The Report refers to “right-skilling” and “wrong-skilling.” Roberts explains:
Correct medical licensing requires the right balance of training and flexibility among health professionals concerning education and scope of practice. The report refers to this proper balance as “right-skilling”:
Maximizing access to quality health care requires right-skilling (i.e., striking a balance between too little and too much education and training). Requiring clinicians to receive more education and training than is necessary to do their jobs is wrong-skilling, which harms clinicians by unnecessarily restricting employment opportunities and harms patients by reducing access to care.
Decades of incumbent control and cronyism in health care, however, has shifted the balance shifted from right-skilling in favor of wrong-skilling.

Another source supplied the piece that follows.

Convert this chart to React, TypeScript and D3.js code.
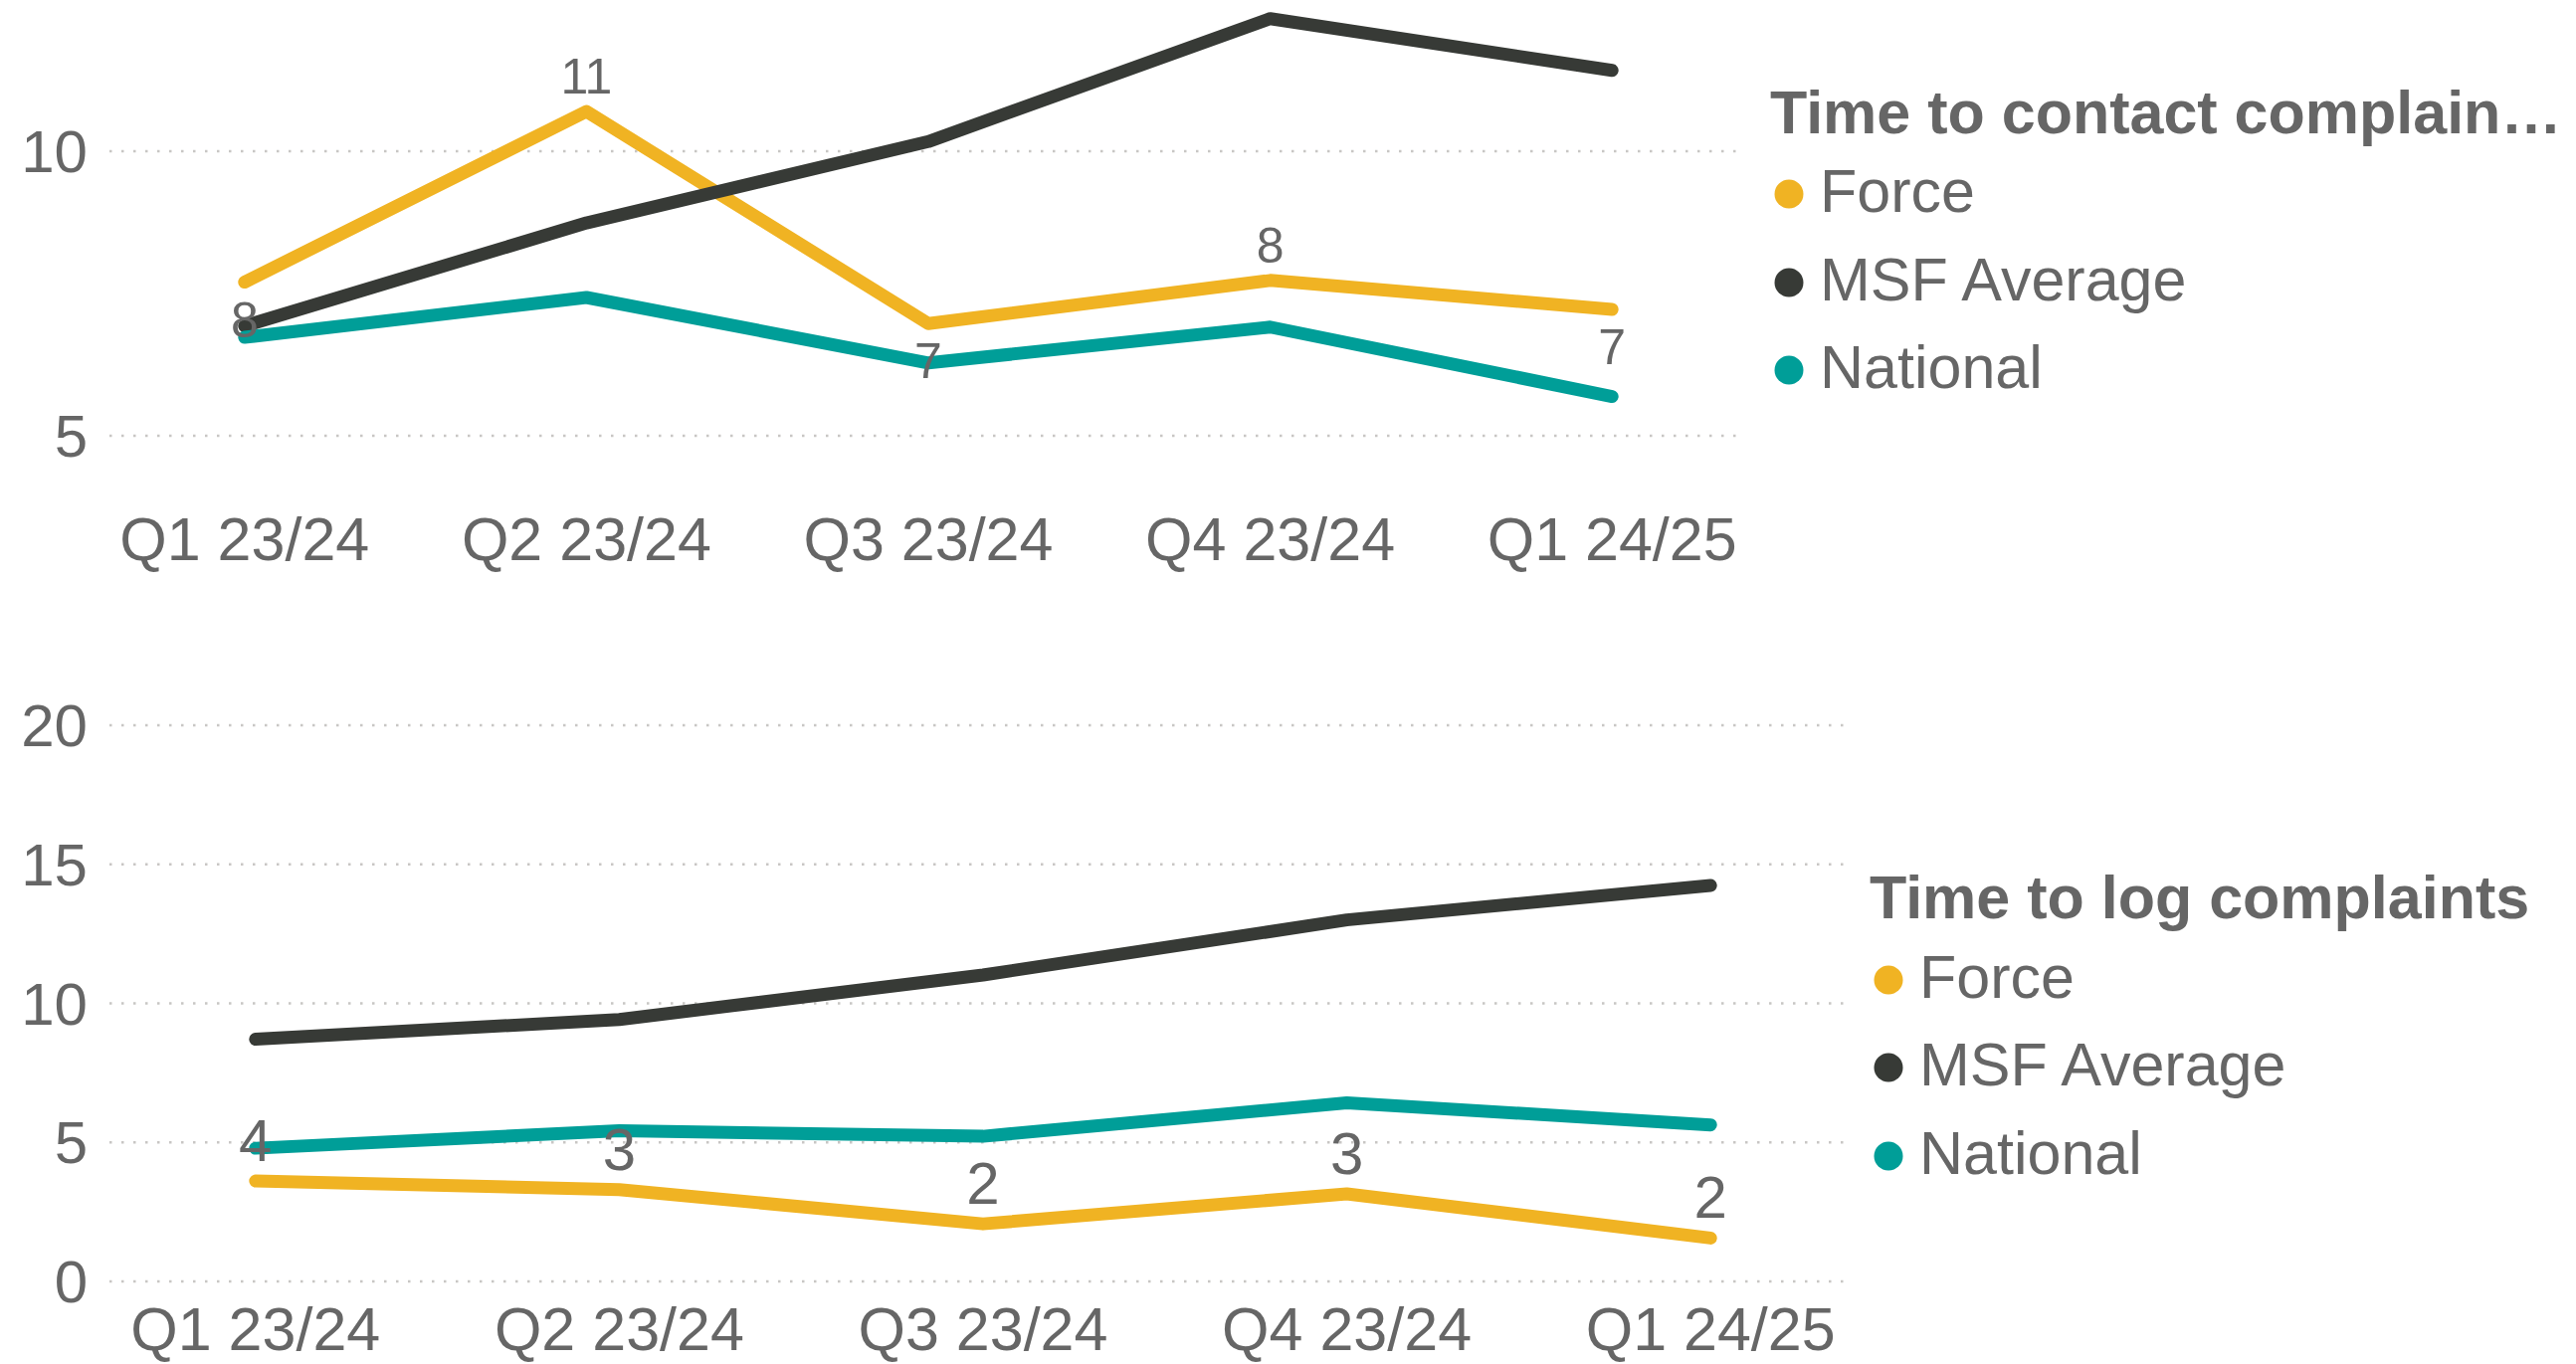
import { useEffect, useRef } from "react";
import * as d3 from "d3";

const quarters = ["Q1 23/24", "Q2 23/24", "Q3 23/24", "Q4 23/24", "Q1 24/25"];
const seriesNames = ["Force", "MSF Average", "National"];
const seriesColors = ["#F0B323", "#373A36", "#009E98"];

// time to contact complainants
const contactForce = [7.7, 10.7, 6.97, 7.73, 7.22];
const contactMsf = [6.93, 8.74, 10.17, 12.33, 11.42];
const contactNational = [6.73, 7.43, 6.28, 6.91, 5.69];
const contactTicks = [5, 10];
const contactLabelSide = ["below", "above", "below", "above", "below"];

// time to log complaints
const logForce = [3.61, 3.3, 2.07, 3.15, 1.56];
const logMsf = [8.71, 9.42, 11.02, 13.0, 14.24];
const logNational = [4.79, 5.42, 5.22, 6.42, 5.63];
const logTicks = [0, 5, 10, 15, 20];
const logLabelSide = ["above", "above", "above", "above", "above"];

const FONT = "'Liberation Sans', Arial, sans-serif";
const TEXT = "#666666";

type Panel = {
  title: string;
  series: number[][];
  ticks: number[];
  labelSide: string[];
  yDomain: [number, number];
  yRange: [number, number];
  xRange: [number, number];
  gridEnd: number;
  xLabelY: number;
  labelSize: number;
  aboveOffset: number;
  legendX: number;
  legendTitleY: number;
  legendItemY: number[];
};

function drawPanel(svg: d3.Selection<SVGSVGElement, unknown, null, undefined>, p: Panel) {
  const x = d3.scalePoint<string>().domain(quarters).range(p.xRange).padding(0.5);
  const y = d3.scaleLinear().domain(p.yDomain).range(p.yRange);
  const g = svg.append("g");

  // gridlines + y ticks
  g.selectAll("line.grid")
    .data(p.ticks)
    .enter()
    .append("line")
    .attr("x1", 110)
    .attr("x2", p.gridEnd)
    .attr("y1", d => y(d))
    .attr("y2", d => y(d))
    .attr("stroke", "#C8C6C4")
    .attr("stroke-width", 2.5)
    .attr("stroke-dasharray", "2.5 9.5");

  g.selectAll("text.ytick")
    .data(p.ticks)
    .enter()
    .append("text")
    .attr("x", 88)
    .attr("y", d => y(d) + 21)
    .attr("text-anchor", "end")
    .attr("font-size", 60)
    .attr("fill", TEXT)
    .text(d => String(d));

  // x labels
  g.selectAll("text.xtick")
    .data(quarters)
    .enter()
    .append("text")
    .attr("x", d => x(d)!)
    .attr("y", p.xLabelY)
    .attr("text-anchor", "middle")
    .attr("font-size", 61)
    .attr("fill", TEXT)
    .text(d => d);

  const line = d3.line<number>()
    .x((_, i) => x(quarters[i])!)
    .y(d => y(d));

  p.series.forEach((vals, si) => {
    g.append("path")
      .datum(vals)
      .attr("d", line)
      .attr("fill", "none")
      .attr("stroke", seriesColors[si])
      .attr("stroke-width", 13)
      .attr("stroke-linecap", "round")
      .attr("stroke-linejoin", "round");
  });

  // data labels on Force
  g.selectAll("text.value")
    .data(p.series[0])
    .enter()
    .append("text")
    .attr("x", (_, i) => x(quarters[i])!)
    .attr("y", (d, i) => p.labelSide[i] === "above" ? y(d) - p.aboveOffset : y(d) + 55)
    .attr("text-anchor", "middle")
    .attr("font-size", p.labelSize)
    .attr("fill", TEXT)
    .text(d => String(Math.round(d)));

  // legend
  g.append("text")
    .attr("x", p.legendX)
    .attr("y", p.legendTitleY)
    .attr("font-size", 61)
    .attr("font-weight", 700)
    .attr("fill", TEXT)
    .text(p.title);

  seriesNames.forEach((name, i) => {
    g.append("circle")
      .attr("cx", p.legendX + 19)
      .attr("cy", p.legendItemY[i] - 18)
      .attr("r", 14.5)
      .attr("fill", seriesColors[i]);
    g.append("text")
      .attr("x", p.legendX + 50)
      .attr("y", p.legendItemY[i])
      .attr("font-size", 61)
      .attr("fill", TEXT)
      .text(name);
  });
}

export default function App() {
  const svgRef = useRef<SVGSVGElement | null>(null);

  useEffect(() => {
    if (!svgRef.current) return;
    const svg = d3.select(svgRef.current);
    svg.selectAll("*").remove();
    svg.attr("font-family", FONT);

    drawPanel(svg, {
      title: "Time to contact complain\u2026",
      series: [contactForce, contactMsf, contactNational],
      ticks: contactTicks,
      labelSide: contactLabelSide,
      yDomain: [5, 10],
      yRange: [438, 152],
      xRange: [74, 1792],
      gridEnd: 1750,
      xLabelY: 563,
      labelSize: 50,
      aboveOffset: 18,
      legendX: 1779,
      legendTitleY: 134,
      legendItemY: [213, 302, 390],
    });

    drawPanel(svg, {
      title: "Time to log complaints",
      series: [logForce, logMsf, logNational],
      ticks: logTicks,
      labelSide: logLabelSide,
      yDomain: [0, 20],
      yRange: [1288, 729],
      xRange: [74, 1902],
      gridEnd: 1857,
      xLabelY: 1357,
      labelSize: 60,
      aboveOffset: 20,
      legendX: 1879,
      legendTitleY: 923,
      legendItemY: [1003, 1091, 1180],
    });
  }, []);

  return (
    <svg
      ref={svgRef}
      width={2589}
      height={1371}
      style={{ position: "absolute", left: 0, top: 0, background: "#ffffff" }}
    />
  );
}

A potential way to limit “wrong-skilling” is thirds party credentialing. Roberts writes:
[T]heir report calls for more flexible education and training processes for states using third-party organizations not subject to political influence. The report explains how the system would operate:
In such a system, states would not directly license individual clinicians, determine which clinician categories could exist, or delineate scopes of practice. Instead, states would rely upon third-party private and public organizations to accredit education, training, and certification programs that would perform these functions.
Degree- or certificate-issuing organizations would determine the categories of clinicians they would certify, including new categories (e.g., dental therapists, primary care technicians, community paramedics, and assistant physicians), and the education requirements and scopes of practice for each category.